• _DATASET ENTRIES_
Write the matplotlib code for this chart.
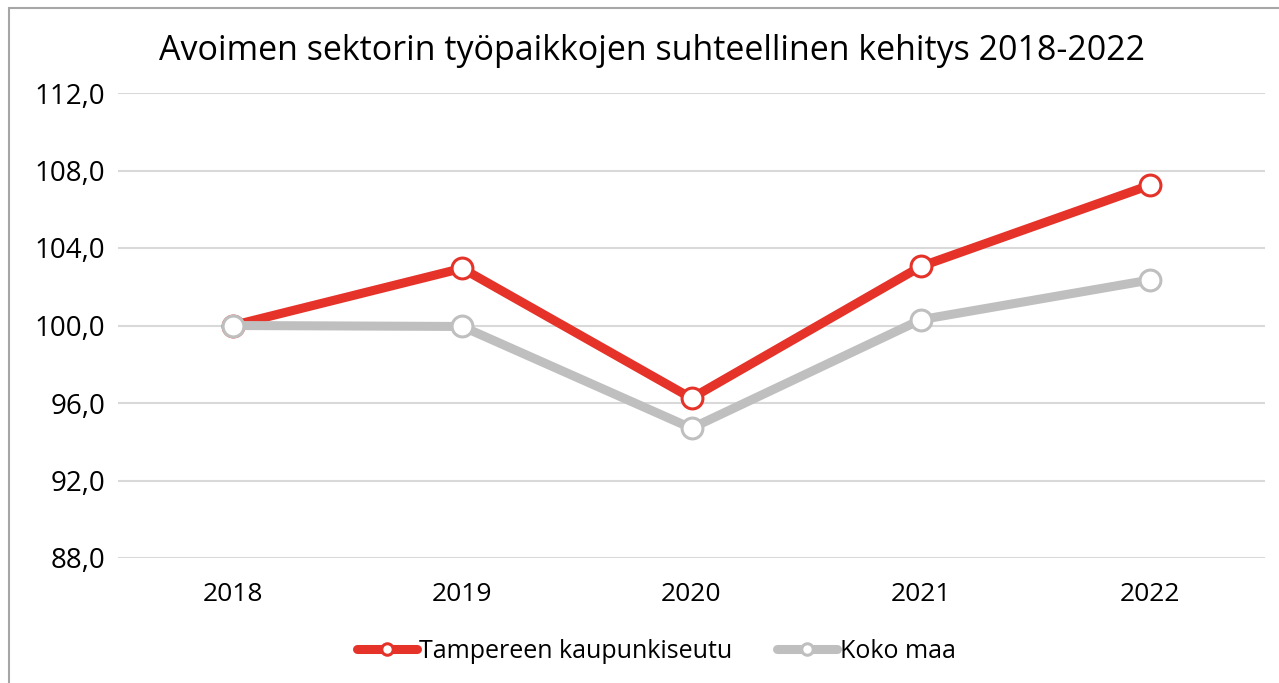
import matplotlib
matplotlib.use("Agg")
from matplotlib import pyplot as plt
from matplotlib.patches import Rectangle

plt.rcParams['font.family'] = ['Open Sans', 'DejaVu Sans']

years = ["2018", "2019", "2020", "2021", "2022"]
tampere = [100.0, 102.95, 96.25, 103.05, 107.25]
koko_maa = [100.0, 99.95, 94.7, 100.3, 102.35]
y_ticks = [88, 92, 96, 100, 104, 108, 112]

red = "#e5332a"
grey = "#bfbfbf"

fig = plt.figure(figsize=(12.79, 6.83), dpi=100)
ax = fig.add_axes([118 / 1279, 1 - 558 / 683, (1265 - 118) / 1279, (558 - 93) / 683])

x = range(len(years))
ax.plot(x, tampere, color=red, lw=6.5, marker="o", ms=15, mfc="white",
        mec=red, mew=2.2, label="Tampereen kaupunkiseutu", solid_capstyle="round", zorder=3)
ax.plot(x, koko_maa, color=grey, lw=6.5, marker="o", ms=15, mfc="white",
        mec=grey, mew=2.2, label="Koko maa", solid_capstyle="round", zorder=4)

ax.set_xlim(-0.5, len(years) - 0.5)
ax.set_ylim(88, 112)
ax.set_yticks(y_ticks)
ax.set_yticklabels([f"{v:.1f}".replace(".", ",") for v in y_ticks])
ax.set_xticks(list(x))
ax.set_xticklabels(years)
ax.tick_params(length=0)
ax.tick_params(axis="y", labelsize=20, pad=9)
ax.tick_params(axis="x", labelsize=19, pad=17)
ax.grid(axis="y", color="#d9d9d9", lw=1.5)
ax.set_axisbelow(True)
for s in ax.spines.values():
    s.set_visible(False)

fig.text(0.51, 1 - 51 / 683, "Avoimen sektorin työpaikkojen suhteellinen kehitys 2018-2022",
         ha="center", va="center", fontsize=24.5)

leg = fig.legend(loc="center", bbox_to_anchor=(0.513, 1 - 651 / 683), ncol=2, frameon=False,
                 fontsize=18, handlelength=2.4, handletextpad=0.1, columnspacing=1.8,
                 markerscale=0.55)

fig.patches.append(Rectangle((9 / 1279, -0.05), 1.1, 1 - 8 / 683 + 0.05, transform=fig.transFigure,
                             fill=False, edgecolor="#a6a6a6", lw=1.5))

fig.savefig("out.png", dpi=100)
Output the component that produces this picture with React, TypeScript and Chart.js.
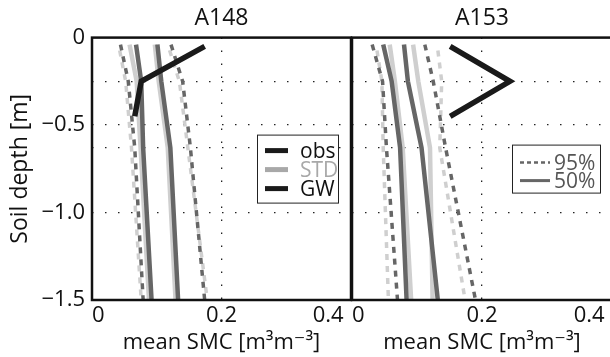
import React, { useEffect, useRef } from "react";
import { Chart, registerables } from "chart.js";
Chart.register(...registerables);

const FONT = "'Open Sans', 'DejaVu Sans', sans-serif";

const panelTitles = ["A148", "A153"];
const xTickValues = [0, 0.2, 0.4];
const xTickLabels = ["0", "0.2", "0.4\u2009\u2009"];
const yTickValues = [0, -0.25, -0.5, -0.63, -1.0, -1.5];
const yTickLabels = ["0", "", "\u22120.5", "", "\u22121.0", "\u22121.5"];
const xTitle = "mean SMC [m\u00B3m\u207B\u00B3]";
const yTitle = "Soil depth [m]";

const modelDepth = [-0.04, -0.25, -0.63, -1.5];
const obsDepth = [-0.05, -0.25, -0.45];

// A148
const a148Obs = [0.174, 0.076, 0.066];
const a148StdLo95 = [0.041, 0.052, 0.061, 0.076];
const a148GwLo95 = [0.044, 0.056, 0.066, 0.079];
const a148StdLo50 = [0.058, 0.069, 0.075, 0.088];
const a148GwLo50 = [0.068, 0.076, 0.079, 0.092];
const a148GwHi50 = [0.101, 0.107, 0.121, 0.133];
const a148StdHi50 = [0.097, 0.103, 0.117, 0.129];
const a148StdHi95 = [0.117, 0.135, 0.148, 0.178];
const a148GwHi95 = [0.122, 0.140, 0.152, 0.174];

// A153
const a153Obs = [0.151, 0.243, 0.151];
const a153GwLo95 = [0.031, 0.047, 0.053, 0.070];
const a153StdLo95 = [0.037, 0.046, 0.048, 0.056];
const a153GwLo50 = [0.048, 0.061, 0.074, 0.084];
const a153StdLo50 = [0.058, 0.066, 0.078, 0.091];
const a153GwHi50 = [0.080, 0.086, 0.107, 0.132];
const a153StdHi50 = [0.094, 0.102, 0.120, 0.124];
const a153GwHi95 = [0.112, 0.125, 0.144, 0.190];
const a153StdHi95 = [0.131, 0.138, 0.135, 0.174];

const legendObsLabels = ["obs", "STD", "GW"];
const legendPctLabels = ["95%", "50%"];

const DARK = "#666666";
const LIGHT = "#cfcfcf";
const OBS = "#1a1a1a";
const LEGEND_STD = "#a8a8a8";

function line(xs: number[], ys: number[], color: string, width: number, dash: number[] = [], dashOffset = 0) {
  return {
    data: xs.map((x, i) => ({ x, y: ys[i] })),
    borderColor: color,
    backgroundColor: color,
    borderWidth: width,
    borderDash: dash,
    borderDashOffset: dashOffset,
    borderCapStyle: "butt",
    borderJoinStyle: "miter",
    pointRadius: 0,
    showLine: true,
    fill: false,
    tension: 0,
  };
}

const DASH = [6, 6];

function panelDatasets(p: number) {
  const s =
    p === 0
      ? { obs: a148Obs, gl95: a148GwLo95, gh95: a148GwHi95, gl50: a148GwLo50, gh50: a148GwHi50, sl95: a148StdLo95, sh95: a148StdHi95, sl50: a148StdLo50, sh50: a148StdHi50 }
      : { obs: a153Obs, gl95: a153GwLo95, gh95: a153GwHi95, gl50: a153GwLo50, gh50: a153GwHi50, sl95: a153StdLo95, sh95: a153StdHi95, sl50: a153StdLo50, sh50: a153StdHi50 };
  // first dataset is drawn on top
  return [
    line(s.obs, obsDepth, OBS, 5.5),
    line(s.gl50, modelDepth, DARK, 4.5),
    line(s.gh50, modelDepth, DARK, 4.5),
    line(s.gl95, modelDepth, DARK, 3.5, DASH, 0),
    line(s.gh95, modelDepth, DARK, 3.5, DASH, 0),
    line(s.sl50, modelDepth, LIGHT, 4.5),
    line(s.sh50, modelDepth, LIGHT, 4.5),
    line(s.sl95, modelDepth, LIGHT, 3.5, DASH, 6),
    line(s.sh95, modelDepth, LIGHT, 3.5, DASH, 6),
  ];
}

const framePlugin = {
  id: "frame",
  afterDatasetsDraw(chart: any) {
    const { ctx, chartArea: a } = chart;
    ctx.save();
    ctx.strokeStyle = "#111";
    ctx.lineWidth = 2.5;
    ctx.strokeRect(a.left, a.top, a.right - a.left, a.bottom - a.top);
    ctx.restore();
  },
};

const legendPlugin = {
  id: "panelLegend",
  afterDatasetsDraw(chart: any, _args: any, opts: any) {
    if (!opts || !opts.items) return;
    const { ctx, chartArea: a } = chart;
    const bx = a.left + opts.dx;
    const by = a.top + opts.dy;
    ctx.save();
    ctx.fillStyle = "#fff";
    ctx.fillRect(bx, by, opts.w, opts.h);
    ctx.strokeStyle = "#222";
    ctx.lineWidth = 1;
    ctx.strokeRect(bx + 0.5, by + 0.5, opts.w, opts.h);
    ctx.font = `21px ${FONT}`;
    ctx.textBaseline = "middle";
    ctx.textAlign = "left";
    opts.items.forEach((it: any, i: number) => {
      const y = by + opts.row0 + i * opts.rowGap;
      ctx.beginPath();
      ctx.strokeStyle = it.color;
      ctx.lineWidth = it.width;
      ctx.setLineDash(it.dash || []);
      ctx.moveTo(bx + opts.sx0, y);
      ctx.lineTo(bx + opts.sx1, y);
      ctx.stroke();
      ctx.setLineDash([]);
      ctx.fillStyle = it.textColor;
      ctx.fillText(it.label, bx + opts.tx, y + 1);
    });
    ctx.restore();
  },
};

function makeConfig(p: number): any {
  const first = p === 0;
  const legend = first
    ? {
        dx: 165, dy: 97, w: 81, h: 68, row0: 16, rowGap: 19, sx0: 8, sx1: 31, tx: 43,
        items: [
          { label: legendObsLabels[0], color: OBS, width: 5, textColor: "#111" },
          { label: legendObsLabels[1], color: LEGEND_STD, width: 5, textColor: LEGEND_STD },
          { label: legendObsLabels[2], color: OBS, width: 5, textColor: "#111" },
        ],
      }
    : {
        dx: 160, dy: 107, w: 88, h: 48, row0: 18, rowGap: 18, sx0: 8, sx1: 38, tx: 42,
        items: [
          { label: legendPctLabels[0], color: DARK, width: 2.5, dash: [4, 3], textColor: "#555" },
          { label: legendPctLabels[1], color: DARK, width: 3, textColor: "#555" },
        ],
      };
  return {
    type: "scatter",
    data: { datasets: panelDatasets(p) },
    plugins: [framePlugin, legendPlugin],
    options: {
      animation: false,
      responsive: false,
      devicePixelRatio: 1,
      layout: { padding: first ? { left: 0, right: 9, top: 0, bottom: 0 } : { left: 12, right: 8, top: 0, bottom: 0 } },
      plugins: {
        legend: { display: false },
        tooltip: { enabled: false },
        title: {
          display: true,
          text: panelTitles[p],
          fullSize: false,
          color: "#111",
          font: { family: FONT, size: 23, weight: "normal", lineHeight: 1.2 },
          padding: { top: 5, bottom: 5 },
        },
        panelLegend: legend,
      },
      scales: {
        x: {
          type: "linear",
          min: 0,
          max: 0.4,
          afterBuildTicks: (s: any) => {
            s.ticks = xTickValues.map((v) => ({ value: v }));
          },
          afterFit: (s: any) => {
            s.height = 57;
          },
          ticks: {
            align: "inner",
            padding: 3,
            color: "#111",
            maxRotation: 0,
            font: { family: FONT, size: 22 },
            callback: (v: any) => {
              const i = xTickValues.indexOf(v);
              return i >= 0 ? xTickLabels[i] : "";
            },
          },
          grid: {
            drawTicks: false,
            lineWidth: 1.3,
            color: (c: any) => (c.tick && c.tick.value === 0.2 ? "#222" : "rgba(0,0,0,0)"),
          },
          border: { display: false, dash: [1.5, 11.5] },
          title: {
            display: true,
            text: xTitle,
            color: "#111",
            font: { family: FONT, size: 22, lineHeight: 1.2 },
            padding: { top: 0, bottom: 1 },
          },
        },
        y: {
          type: "linear",
          min: -1.5,
          max: 0,
          afterBuildTicks: (s: any) => {
            s.ticks = yTickValues.map((v) => ({ value: v }));
          },
          afterFit: (s: any) => {
            s.width = first ? 92 : 0;
          },
          ticks: {
            display: first,
            padding: 7,
            color: "#111",
            font: { family: FONT, size: 22 },
            callback: (v: any) => {
              const i = yTickValues.indexOf(v);
              return i >= 0 ? yTickLabels[i] : "";
            },
          },
          grid: {
            drawTicks: false,
            lineWidth: 1.3,
            color: (c: any) =>
              c.tick && (c.tick.value === 0 || c.tick.value === -1.5) ? "rgba(0,0,0,0)" : "#222",
          },
          border: { display: false, dash: [1.5, 11.5] },
          title: {
            display: first,
            text: yTitle,
            color: "#111",
            font: { family: FONT, size: 23, lineHeight: 1.2 },
            padding: { top: 7, bottom: 0 },
          },
        },
      },
    },
  };
}

export default function App() {
  const ref1 = useRef<HTMLCanvasElement>(null);
  const ref2 = useRef<HTMLCanvasElement>(null);
  useEffect(() => {
    const c1 = new Chart(ref1.current as HTMLCanvasElement, makeConfig(0));
    const c2 = new Chart(ref2.current as HTMLCanvasElement, makeConfig(1));
    return () => {
      c1.destroy();
      c2.destroy();
    };
  }, []);
  return (
    <div style={{ position: "fixed", left: 0, top: 0, width: 610, height: 357, overflow: "hidden", background: "#fff" }}>
      <canvas ref={ref1} width={360} height={357} style={{ position: "absolute", left: 0, top: 0 }} />
      <canvas ref={ref2} width={280} height={357} style={{ position: "absolute", left: 340, top: 0 }} />
    </div>
  );
}
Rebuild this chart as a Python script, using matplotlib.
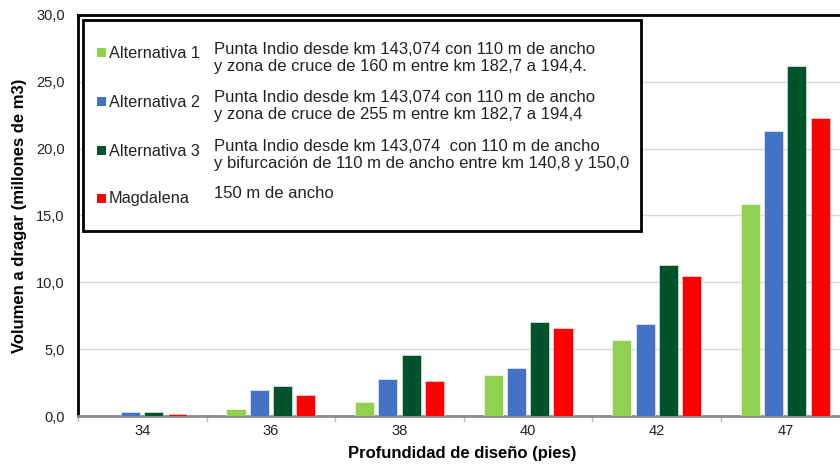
import matplotlib
matplotlib.use("Agg")
import matplotlib.pyplot as plt
from matplotlib.patches import Rectangle
import numpy as np

plt.rcParams['font.family'] = ['Liberation Sans', 'DejaVu Sans']

# Design depths (feet) and dredging volumes (millions of m3)
depths = ["34", "36", "38", "40", "42", "47"]
series_names = ["Alternativa 1", "Alternativa 2", "Alternativa 3", "Magdalena"]
alt1 = [0.0, 0.53, 1.03, 3.05, 5.67, 15.87]
alt2 = [0.28, 1.95, 2.75, 3.58, 6.85, 21.34]
alt3 = [0.33, 2.23, 4.55, 7.02, 11.30, 26.16]
magdalena = [0.15, 1.58, 2.60, 6.55, 10.47, 22.29]
descriptions = [
    "Punta Indio desde km 143,074 con 110 m de ancho\ny zona de cruce de 160 m entre km 182,7 a 194,4.",
    "Punta Indio desde km 143,074 con 110 m de ancho\ny zona de cruce de 255 m entre km 182,7 a 194,4",
    "Punta Indio desde km 143,074  con 110 m de ancho\ny bifurcación de 110 m de ancho entre km 140,8 y 150,0",
    "150 m de ancho",
]
colors = ["#92D050", "#4472C4", "#00522A", "#FF0000"]

W, H = 840, 469
fig = plt.figure(figsize=(W / 100, H / 100), dpi=100)

def fx(px):
    return px / W

def fy(py):
    return 1 - py / H

ax_left, ax_top, ax_bottom = 78, 15, 416
cat_w = 128.6
ax = fig.add_axes([fx(ax_left), fy(ax_bottom), 6 * cat_w / W, (ax_bottom - ax_top) / H])

x = np.arange(len(depths))
step = 0.181
bw = 0.148
for i, (vals, c) in enumerate(zip([alt1, alt2, alt3, magdalena], colors)):
    ax.bar(x + (i - 1.5) * step, vals, width=bw, color=c,
           edgecolor=(1, 1, 1, 0.6), linewidth=0.6, zorder=3)

ax.set_xlim(-0.5, 5.5)
ax.set_ylim(0, 30)
ax.set_yticks(np.arange(0, 31, 5))
ax.set_yticklabels([f"{v:.1f}".replace(".", ",") for v in np.arange(0, 31, 5)],
                   fontsize=10.5, color="#222222")
ax.set_xticks(x)
ax.set_xticklabels(depths, fontsize=10.5, color="#222222")
ax.set_xticks(np.arange(-0.5, 5.6, 1), minor=True)
ax.tick_params(axis="x", which="major", length=0, pad=6)
ax.tick_params(axis="x", which="minor", length=4, color="#C0C0C0", width=1)
ax.tick_params(axis="y", length=0, pad=9.5)

ax.grid(axis="y", color="#D9D9D9", linewidth=1, zorder=0)
ax.set_axisbelow(True)

for side in ["left", "top"]:
    ax.spines[side].set_color("black")
    ax.spines[side].set_linewidth(2)
ax.spines["bottom"].set_color("#8C8C8C")
ax.spines["bottom"].set_linewidth(2)
ax.spines["right"].set_visible(False)

fig.text(fx(20), fy(216), "Volumen a dragar (millones de m3)", rotation=90,
         ha="center", va="center", fontsize=12, fontweight="bold")
fig.text(fx(462), fy(453), "Profundidad de diseño (pies)",
         ha="center", va="center", fontsize=12, fontweight="bold")

# Legend box with series descriptions
box_l, box_t, box_r, box_b = 83, 20, 641, 231
fig.patches.append(Rectangle((fx(box_l), fy(box_b)), fx(box_r - box_l), (box_b - box_t) / H,
                             transform=fig.transFigure, facecolor="white",
                             edgecolor="black", linewidth=2, zorder=5))
name_y = [53, 102, 151, 199]
desc_y = [58, 106, 155, 194]
for name, desc, c, ny, dy in zip(series_names, descriptions, colors, name_y, desc_y):
    fig.patches.append(Rectangle((fx(97), fy(ny + 4.5)), fx(9), 9 / H,
                                 transform=fig.transFigure, facecolor=c,
                                 edgecolor="none", zorder=6))
    fig.text(fx(109), fy(ny), name, ha="left", va="center", fontsize=11.7,
             color="#222222", zorder=7)
    fig.text(fx(214), fy(dy), desc, ha="left", va="center", fontsize=12,
             color="#222222", linespacing=1.2, zorder=7)

fig.savefig("out.png", dpi=100)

• _WHAT YOU WILL DO_
Which lines contain the word "this"? Return each of them.

• _SOLUTION_
Write the matplotlib code for this chart.
Output the component that produces this picture with React, TypeScript and Chart.js.
Rebuild this chart as a Python script, using matplotlib.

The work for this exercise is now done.